Below is the verbatim transcript of B Ravi's interview on CNBC-TV18

Q: Your performance is so much better than what the sector is doing. What specific sectors drove the kind of cargo volume growth that you witnessed?


A: The results that we announced is the combination of both the ports business and the Special Economic Zone (SEZ) business and both have done well in this quarter. The cargo itself has grown by 35 percent at 23.59 million metric tonne (MMT).


We have now become the number one commercial port in India and have just surpassed Kandla Port. So that has been a very significant contributor to the entire top-line as well as the bottom-line. Along with that, from the SEZ income every year we are having about Rs 400-450 crore.

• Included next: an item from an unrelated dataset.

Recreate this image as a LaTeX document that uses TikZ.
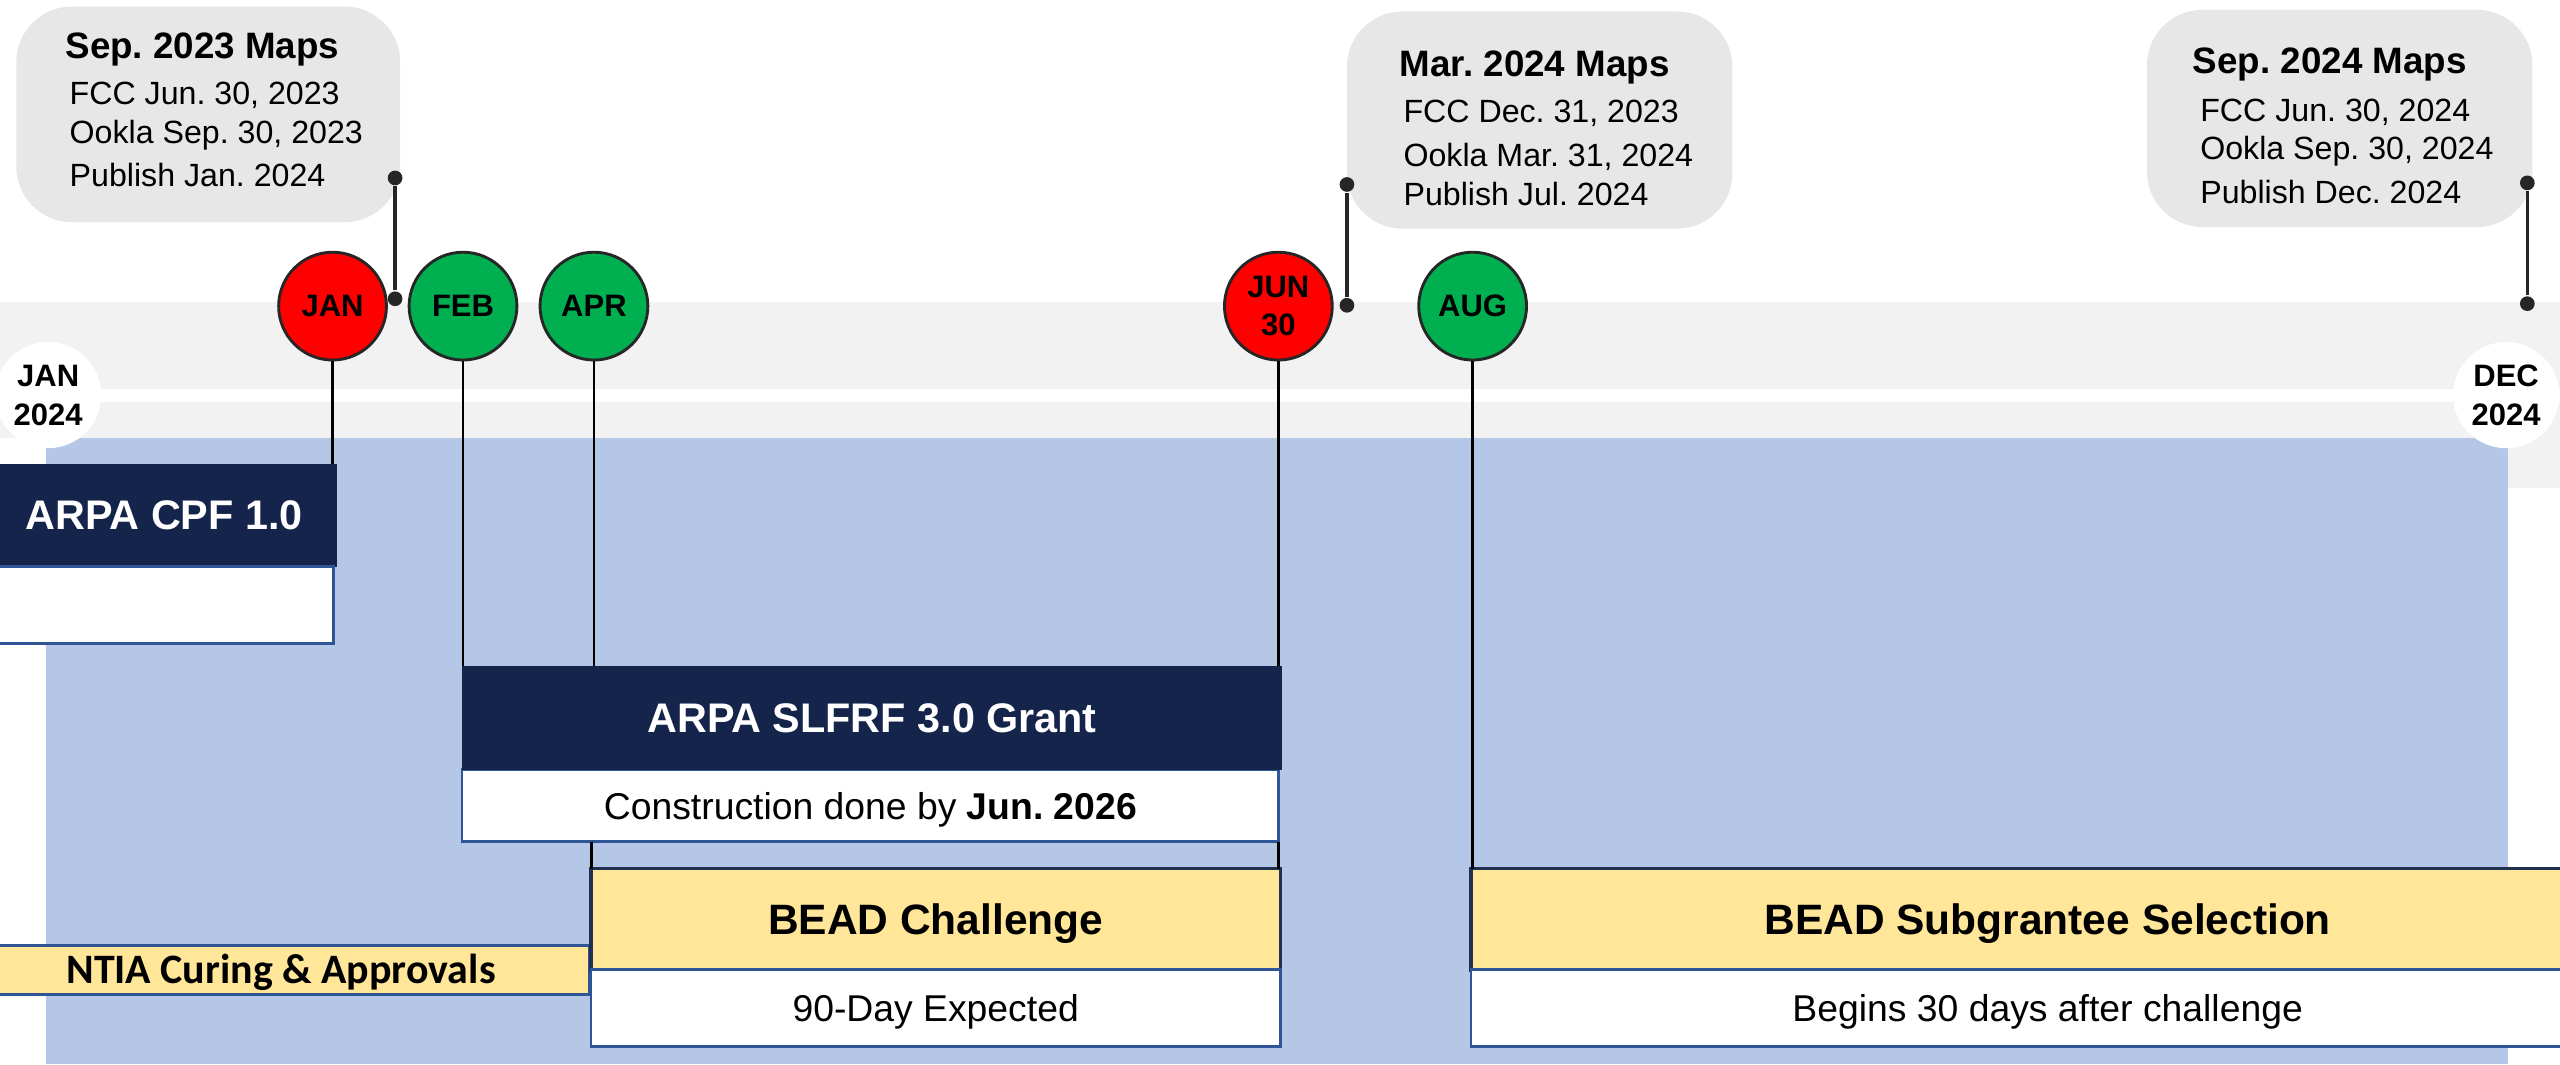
\documentclass[tikz,border=0pt]{standalone}
\usepackage{fontspec}
\setmainfont{Liberation Sans}
\newfontfamily\carlito{Carlito}
\usepackage{tikz}
\usetikzlibrary{positioning,calc}
\frenchspacing
\definecolor{navy}{HTML}{15244B}
\definecolor{bandgray}{HTML}{F2F2F2}
\definecolor{calloutgray}{HTML}{E7E7E7}
\definecolor{areablue}{HTML}{B4C7E7}
\definecolor{boxyellow}{HTML}{FFE699}
\definecolor{edgeblue}{HTML}{2F5597}
\definecolor{edgenavy}{HTML}{1F3050}
\definecolor{pingray}{HTML}{262626}
\definecolor{monthred}{HTML}{FF0000}
\definecolor{monthgreen}{HTML}{00B050}
\tikzset{
    header/.style = {
        shape=rectangle,
        fill=navy,
        text=white,
        inner sep=0pt,
        outer sep=0pt,
        anchor=north west,
        font=\fontsize{7.2}{8.6}\selectfont\bfseries,
        text height=5.15pt,
        text depth=0pt
    },
    stage/.style = {
        draw=edgenavy,
        shape=rectangle,
        fill=boxyellow,
        line width=0.6pt,
        inner sep=0pt,
        outer sep=0pt,
        anchor=north west,
        font=\fontsize{7.4}{8.9}\selectfont\bfseries,
        text height=5.3pt,
        text depth=0pt
    },
    note/.style = {
        draw=edgeblue,
        shape=rectangle,
        fill=white,
        line width=0.5pt,
        inner sep=0pt,
        outer sep=0pt,
        anchor=north west,
        font=\fontsize{6.5}{7.8}\selectfont,
        text height=4.65pt,
        text depth=0pt
    },
    curing/.style = {
        draw=edgeblue,
        shape=rectangle,
        fill=boxyellow,
        line width=0.6pt,
        inner sep=0pt,
        outer sep=0pt,
        anchor=north west,
        font=\carlito\fontsize{7.3}{8.7}\selectfont\bfseries,
        text height=4.7pt,
        text depth=0pt
    },
    month/.style = {
        draw=pingray,
        shape=circle,
        line width=0.5pt,
        minimum size=0.66cm,
        inner sep=0pt,
        align=center,
        font=\fontsize{5.4}{6.7}\selectfont\bfseries
    },
    yearend/.style = {
        shape=circle,
        fill=white,
        minimum size=0.65cm,
        inner sep=0pt,
        align=center,
        font=\fontsize{5.4}{6.8}\selectfont\bfseries
    },
    callout/.style = {
        shape=rectangle,
        fill=calloutgray,
        rounded corners=0.34cm,
        inner sep=0pt,
        outer sep=0pt,
        anchor=north west
    },
    calltitle/.style = {
        anchor=base,
        inner sep=0pt,
        font=\fontsize{6.4}{7.7}\selectfont\bfseries
    },
    callline/.style = {
        anchor=base west,
        inner sep=0pt,
        font=\fontsize{5.6}{6.7}\selectfont
    },
    pindot/.style = {
        shape=circle,
        fill=pingray,
        minimum size=0.09cm,
        inner sep=0pt
    },
    pinline/.style = {draw=pingray, line width=0.6pt},
    stem/.style = {draw=black, line width=0.45pt},
}

\begin{document}
\begin{tikzpicture}[x=0.01cm, y=-0.01cm]
    \useasboundingbox (0,0) rectangle (1568,652);

    % timeline band and area
    \fill[bandgray] (0,185) rectangle (1568,268);
    \fill[bandgray] (1536,268) rectangle (1568,299);
    \fill[white] (0,238) rectangle (1568,246);
    \fill[areablue] (28,268) rectangle (1536,652);

    % map releases
    \node[callout, minimum width=2.35cm, minimum height=1.32cm] (sep23) at (10,4) {};
    \node[calltitle] (sep23title) at (124,36) {Sep. 2023 Maps};
    \node[callline] (sep23fcc) at (42,64) {FCC Jun. 30, 2023};
    \node[callline] (sep23ookla) at (42,88) {Ookla Sep. 30, 2023};
    \node[callline] (sep23pub) at (42,114.5) {Publish Jan. 2024};

    \node[callout, minimum width=2.36cm, minimum height=1.33cm] (mar24) at (825,7) {};
    \node[calltitle] (mar24title) at (940,47) {Mar. 2024 Maps};
    \node[callline] (mar24fcc) at (859,75) {FCC Dec. 31, 2023};
    \node[callline] (mar24ookla) at (859,102) {Ookla Mar. 31, 2024};
    \node[callline] (mar24pub) at (859,126) {Publish Jul. 2024};

    \node[callout, minimum width=2.36cm, minimum height=1.33cm] (sep24) at (1315,6) {};
    \node[calltitle] (sep24title) at (1427,45) {Sep. 2024 Maps};
    \node[callline] (sep24fcc) at (1347,74.5) {FCC Jun. 30, 2024};
    \node[callline] (sep24ookla) at (1347,97.5) {Ookla Sep. 30, 2024};
    \node[callline] (sep24pub) at (1347,124.5) {Publish Dec. 2024};

    \node[pindot] (sep23top) at (242,109) {};
    \node[pindot] (sep23bot) at (242,183) {};
    \node[pindot] (mar24top) at (825,113) {};
    \node[pindot] (mar24bot) at (825,187) {};
    \node[pindot] (sep24top) at (1548,112) {};
    \node[pindot] (sep24bot) at (1548,186) {};
    \path[pinline] (sep23top) -- (sep23bot);
    \path[pinline] (mar24top) -- (mar24bot);
    \path[pinline] (sep24top) -- (sep24bot);

    % year ends
    \node[yearend] (start) at (29.5,242) {JAN\\2024};
    \node[yearend] (finish) at (1535,242) {DEC\\2024};

    % milestones
    \node[month, fill=monthred] (jan) at (203.7,187.5) {JAN};
    \node[month, fill=monthgreen] (feb) at (283.6,187.5) {FEB};
    \node[month, fill=monthgreen] (apr) at (363.8,187.5) {APR};
    \node[month, fill=monthred] (jun) at (783,187.5) {JUN\\30};
    \node[month, fill=monthgreen] (aug) at (902,187.5) {AUG};

    % programs
    \node[header, minimum width=2.11cm, minimum height=0.63cm] (cpf) at (-5,284) {ARPA CPF 1.0};
    \node[note, minimum width=2.09cm, minimum height=0.47cm] (cpfnote) at (-5,347) {};

    \node[note, minimum width=5.00cm, minimum height=0.44cm] (slfrfnote) at (283,471.5) {Construction done by \textbf{Jun. 2026}};
    \node[header, minimum width=5.02cm, minimum height=0.635cm] (slfrf) at (283,408) {ARPA SLFRF 3.0 Grant};

    \node[curing, minimum width=3.78cm, minimum height=0.30cm] (ntia) at (-17,579) {NTIA Curing \& Approvals};

    \node[stage, minimum width=4.22cm, minimum height=0.62cm] (challenge) at (362,532) {BEAD Challenge};
    \node[note, minimum width=4.22cm, minimum height=0.47cm] (challengenote) at (362,594) {90-Day Expected};

    \node[stage, minimum width=7.06cm, minimum height=0.62cm] (subgrant) at (901,532) {BEAD Subgrantee Selection};
    \node[note, minimum width=7.06cm, minimum height=0.47cm] (subgrantnote) at (901,594) {Begins 30 days after challenge};

    \path[stem] (jan) -- (jan |- cpf.north);
    \path[stem] (feb) -- (feb |- slfrf.north);
    \path[stem] (apr) -- (apr |- slfrf.north);
    \path[stem] (jun) -- (jun |- slfrf.north);
    \path[stem] ($(apr |- slfrfnote.south)+(-1.5,0)$) -- ($(apr |- challenge.north)+(-1.5,0)$);
    \path[stem] (jun |- slfrfnote.south) -- (jun |- challenge.north);
    \path[stem] (aug) -- (aug |- subgrant.north);
\end{tikzpicture}
\end{document}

In the last quarter too we had about Rs 200 crore and this time also we had upwards of that. Therefore, a combination of the ports business and the SEZ business together has led to a very significant increase both in the top-line as well as in the bottom-line.


Q: There is some talk that the Shipping Ministry is looking to deregulate tariff at the major ports. Can you just update us on that?


A: On Thursday, there was news that there has been a lot of buzz both for regulating the non-major ports and now reregulating the major ports. It is a step in the direction which the government has been thinking for a while. More importantly, they are now talking about increasing the performance at various ports.


What we have been doing continuously is that we have priced it with the market and with our efficiencies, we have actually attracted a lot more customers and therefore, the cargo volume and it is just a step in the right direction.

Q: What about your debt situation? While your performance is good, you have a fairly large unhedged debt position, around Rs 7,500 crore of forex debt. Does that make your balance sheet vulnerable given what is going on in the currency market?

A: No. We have a natural hedge both in terms of the marine income that we have as well as the container income. Therefore, the debt which we have on books in terms of whatever servicing we can do both for the interest as well as the repayment in the years to come, is less than our natural hedge and is therefore, not a matter of concern.